Appeal from an order of the Supreme Court (Walsh, Jr., J.), entered July 2, 1986 in Schenectady County, which conditionally granted defendant’s motion to dismiss the action for failure to serve a complaint.
Plaintiff commenced this action by service of a summons with notice in November 1985. Defendant served a demand for *924a complaint and agreed to extend the time for serving the complaint for 30 days, to March 10, 1986. Plaintiff failed to serve a complaint and, in May 1986, defendant moved to dismiss the action pursuant to CPLR 3012 (b). Supreme Court granted the motion only upon the condition that plaintiff fail to serve a complaint within 30 days. Defendant appeals.

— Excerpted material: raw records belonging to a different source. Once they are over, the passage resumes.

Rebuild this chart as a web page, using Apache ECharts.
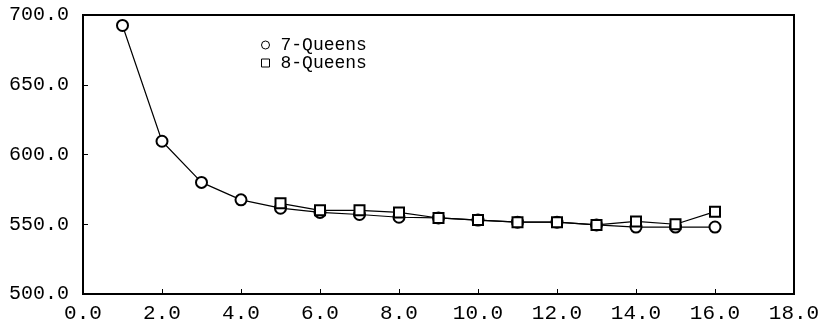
<!DOCTYPE html>
<html><head><meta charset="utf-8">
<script src="https://cdn.jsdelivr.net/npm/echarts@6/dist/echarts.min.js"></script>
<style>html,body{margin:0;padding:0;background:#fff}#c{width:833px;height:327px}</style>
</head><body><div id="c"></div>
<script>
var xs7 = [1,2,3,4,5,6,7,8,9,10,11,12,13,14,15,16];
var q7 = [692.5,609.5,580,567.5,561.5,558.5,557,555,554.5,553,551.5,551.5,549.5,548,548,548];
var xs8 = [5,6,7,8,9,10,11,12,13,14,15,16];
var q8 = [565,560,560,558.5,554.5,553,551.5,551.5,549.5,552,550,559];
var xTicks = ['0.0','2.0','4.0','6.0','8.0','10.0','12.0','14.0','16.0','18.0'];
var yTicks = ['500.0','550.0','600.0','650.0','700.0'];

function pairs(xs, ys){ return xs.map(function(x,i){return [x, ys[i]];}); }
var font = 'Liberation Mono';
var chart = echarts.init(document.getElementById('c'));
chart.setOption({
  animation:false,
  backgroundColor:'#fff',
  grid:{left:83,right:39,top:15,bottom:33,show:true,borderColor:'#000',borderWidth:2,backgroundColor:'transparent'},
  xAxis:{type:'value',min:0,max:18,interval:2,
    axisLine:{lineStyle:{color:'#000',width:2}},
    axisTick:{inside:true,length:5,lineStyle:{color:'#000'}},
    splitLine:{show:false},
    axisLabel:{color:'#000',fontFamily:font,fontSize:21,margin:9,
      formatter:function(v){return xTicks[Math.round(v/2)];}}},
  yAxis:{type:'value',min:500,max:700,interval:50,
    axisLine:{show:true,lineStyle:{color:'#000',width:2}},
    axisTick:{show:true,inside:true,length:5,lineStyle:{color:'#000'}},
    splitLine:{show:false},
    axisLabel:{color:'#000',fontFamily:font,fontSize:20,margin:14,
      formatter:function(v){return yTicks[Math.round((v-500)/50)];}}},
  legend:{left:256,top:31,orient:'vertical',itemGap:0,itemWidth:8,itemHeight:8,
    textStyle:{fontFamily:font,fontSize:18,color:'#000',lineHeight:15,padding:[0,0,0,6]},
    data:[{name:'7-Queens',icon:'circle'},{name:'8-Queens',icon:'rect'}],
    itemStyle:{color:'#fff',borderColor:'#000',borderWidth:1}},
  series:[
    {name:'7-Queens',type:'line',data:pairs(xs7,q7),symbol:'emptyCircle',symbolSize:11,
      lineStyle:{color:'#000',width:1.2},itemStyle:{color:'#000',borderColor:'#000',borderWidth:1}},
    {name:'8-Queens',type:'line',data:pairs(xs8,q8),symbol:'emptyRect',symbolSize:10,
      lineStyle:{color:'#000',width:1.2},itemStyle:{color:'#000',borderColor:'#000',borderWidth:1}}
  ]
});
</script></body></html>
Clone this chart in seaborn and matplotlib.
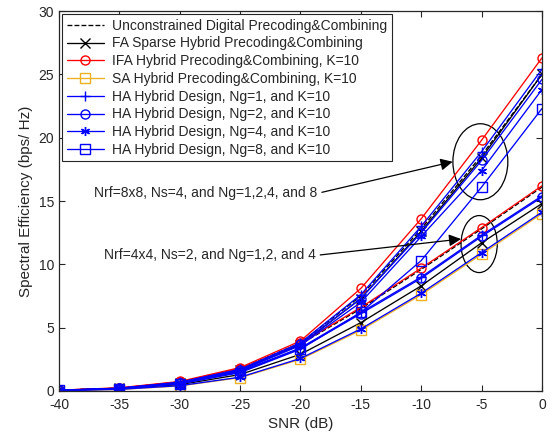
import matplotlib
matplotlib.use("Agg")
from matplotlib import pyplot as plt
from matplotlib.patches import Ellipse
import numpy as np
import seaborn as sns

snr = [-40, -35, -30, -25, -20, -15, -10, -5, 0]

# Nrf=8x8, Ns=4
dig_8 = [0.06, 0.22, 0.68, 1.75, 3.8, 7.5, 12.8, 18.6, 25.0]
fa_8 = [0.05, 0.21, 0.64, 1.65, 3.65, 7.3, 12.6, 18.4, 25.0]
ifa_8 = [0.07, 0.25, 0.75, 1.85, 3.95, 8.1, 13.6, 19.8, 26.3]
ha1_8 = [0.06, 0.22, 0.70, 1.72, 3.8, 7.6, 13.0, 18.9, 25.4]
ha2_8 = [0.06, 0.21, 0.66, 1.66, 3.7, 7.3, 12.5, 18.2, 24.6]
ha4_8 = [0.05, 0.20, 0.63, 1.60, 3.6, 7.0, 12.2, 17.4, 23.8]
ha8_8 = [0.04, 0.18, 0.56, 1.45, 3.3, 6.2, 10.3, 16.1, 22.3]

# Nrf=4x4, Ns=2
dig_4 = [0.06, 0.22, 0.70, 1.70, 3.7, 6.5, 9.6, 12.8, 16.1]
fa_4 = [0.04, 0.16, 0.50, 1.30, 2.9, 5.4, 8.3, 11.7, 14.8]
ifa_4 = [0.06, 0.23, 0.72, 1.75, 3.75, 6.6, 9.7, 12.9, 16.2]
sa_4 = [0.03, 0.12, 0.40, 1.05, 2.5, 4.8, 7.6, 10.8, 14.0]
ha1_4 = [0.05, 0.20, 0.62, 1.55, 3.4, 6.2, 9.0, 12.3, 15.4]
ha2_4 = [0.05, 0.19, 0.60, 1.50, 3.35, 6.1, 8.9, 12.2, 15.3]
ha4_4 = [0.03, 0.13, 0.42, 1.09, 2.57, 4.9, 7.72, 10.93, 14.12]

labels = [
    "Unconstrained Digital Precoding&Combining",
    "FA Sparse Hybrid Precoding&Combining",
    "IFA Hybrid Precoding&Combining, K=10",
    "SA Hybrid Precoding&Combining, K=10",
    "HA Hybrid Design, Ng=1, and K=10",
    "HA Hybrid Design, Ng=2, and K=10",
    "HA Hybrid Design, Ng=4, and K=10",
    "HA Hybrid Design, Ng=8, and K=10",
]

orange = "#EDB120"
colors = ["black", "black", "red", orange, "blue", "blue", "blue", "blue"]
lstyles = ["--", "-", "-", "-", "-", "-", "-", "-"]
markers = [None, "x", "o", "s", "+", "o", (6, 2, 0), "s"]

upper = [dig_8, fa_8, ifa_8, None, ha1_8, ha2_8, ha4_8, ha8_8]
lower = [dig_4, fa_4, ifa_4, sa_4, ha1_4, ha2_4, ha4_4, None]

sns.set_style("ticks")
plt.rcParams["font.family"] = ["Liberation Sans", "DejaVu Sans"]
plt.rcParams["axes.unicode_minus"] = False

fig = plt.figure(figsize=(5.53, 4.41), dpi=100)
ax = fig.add_axes([0.1067, 0.1134, 0.8733, 0.8616])

for i in range(8):
    c = colors[i]
    kw = dict(linewidth=0.95, markersize=6.5, markeredgewidth=1.0,
              markeredgecolor=c, markerfacecolor="none")
    first = True
    for grp in (lower, upper):
        vals = grp[i]
        if vals is None:
            continue
        sns.lineplot(x=snr, y=vals, ax=ax, color=c, linestyle=lstyles[i],
                     marker=markers[i], label=labels[i] if first else None,
                     legend=False, **kw)
        first = False

# ellipses and annotations
ax.add_patch(Ellipse((-5.1, 18.1), 4.55, 6.0, fill=False, edgecolor="black", linewidth=0.9))
ax.add_patch(Ellipse((-5.2, 11.6), 3.0, 4.5, fill=False, edgecolor="black", linewidth=0.9))

arrow = dict(arrowstyle="-|>", color="black", lw=0.9, mutation_scale=18,
             shrinkA=1, shrinkB=0, relpos=(1.0, 0.5))
ax.annotate("Nrf=8x8, Ns=4, and Ng=1,2,4, and 8", xy=(-7.4, 18.1), xytext=(-37.1, 15.6),
            fontsize=10, ha="left", va="center", arrowprops=arrow)
ax.annotate("Nrf=4x4, Ns=2, and Ng=1,2, and 4", xy=(-6.7, 12.0), xytext=(-36.3, 10.7),
            fontsize=10, ha="left", va="center", arrowprops=arrow)

ax.set_xlim(-40, 0)
ax.set_ylim(0, 30)
ax.set_xticks(snr)
ax.set_yticks(np.arange(0, 31, 5))
ax.tick_params(direction="in", top=True, right=True, labelsize=10, length=4, width=0.8)
ax.tick_params(axis="x", pad=5)
for s in ax.spines.values():
    s.set_linewidth(0.9)
    s.set_color("#262626")
ax.set_xlabel("SNR (dB)", fontsize=11)
ax.set_ylabel("Spectral Efficiency (bps/ Hz)", fontsize=11)

handles, labs = ax.get_legend_handles_labels()
leg = ax.legend(handles, labs, loc="upper left", fontsize=10, frameon=True, fancybox=False,
                edgecolor="#262626", framealpha=1, borderaxespad=0.25, handlelength=2.7,
                labelspacing=0.27, borderpad=0.3, handletextpad=0.6)
leg.get_frame().set_linewidth(0.8)

fig.savefig("out.png", dpi=100)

It is well settled that the failure to timely serve a complaint will result in dismissal unless it is shown that there was both a justifiable excuse and a meritorious cause of action (Egan v Federated Dept. Stores, 108 AD2d 718; Wurzburger v Smith Fuel Co., 101 AD2d 620). Here, plaintiff failed to satisfy either of these requirements. Indeed, plaintiff did not submit any papers in opposition to defendant’s motion to dismiss. Under these circumstances, it was error as a matter of law not to grant the motion to dismiss without condition (see, Kel Mgt. Corp. v Rogers & Wells, 64 NY2d 904; Stolowitz v Mount Sinai Hosp., 60 NY2d 685; Marks v Levine, 45 AD2d 715).
Order modified, on the law, without costs, by striking any conditions attached to the granting of defendant’s motion, and, as so modified, affirmed. Casey, J. P., Weiss, Mikoll, Yesawich, Jr., and Harvey, JJ., concur.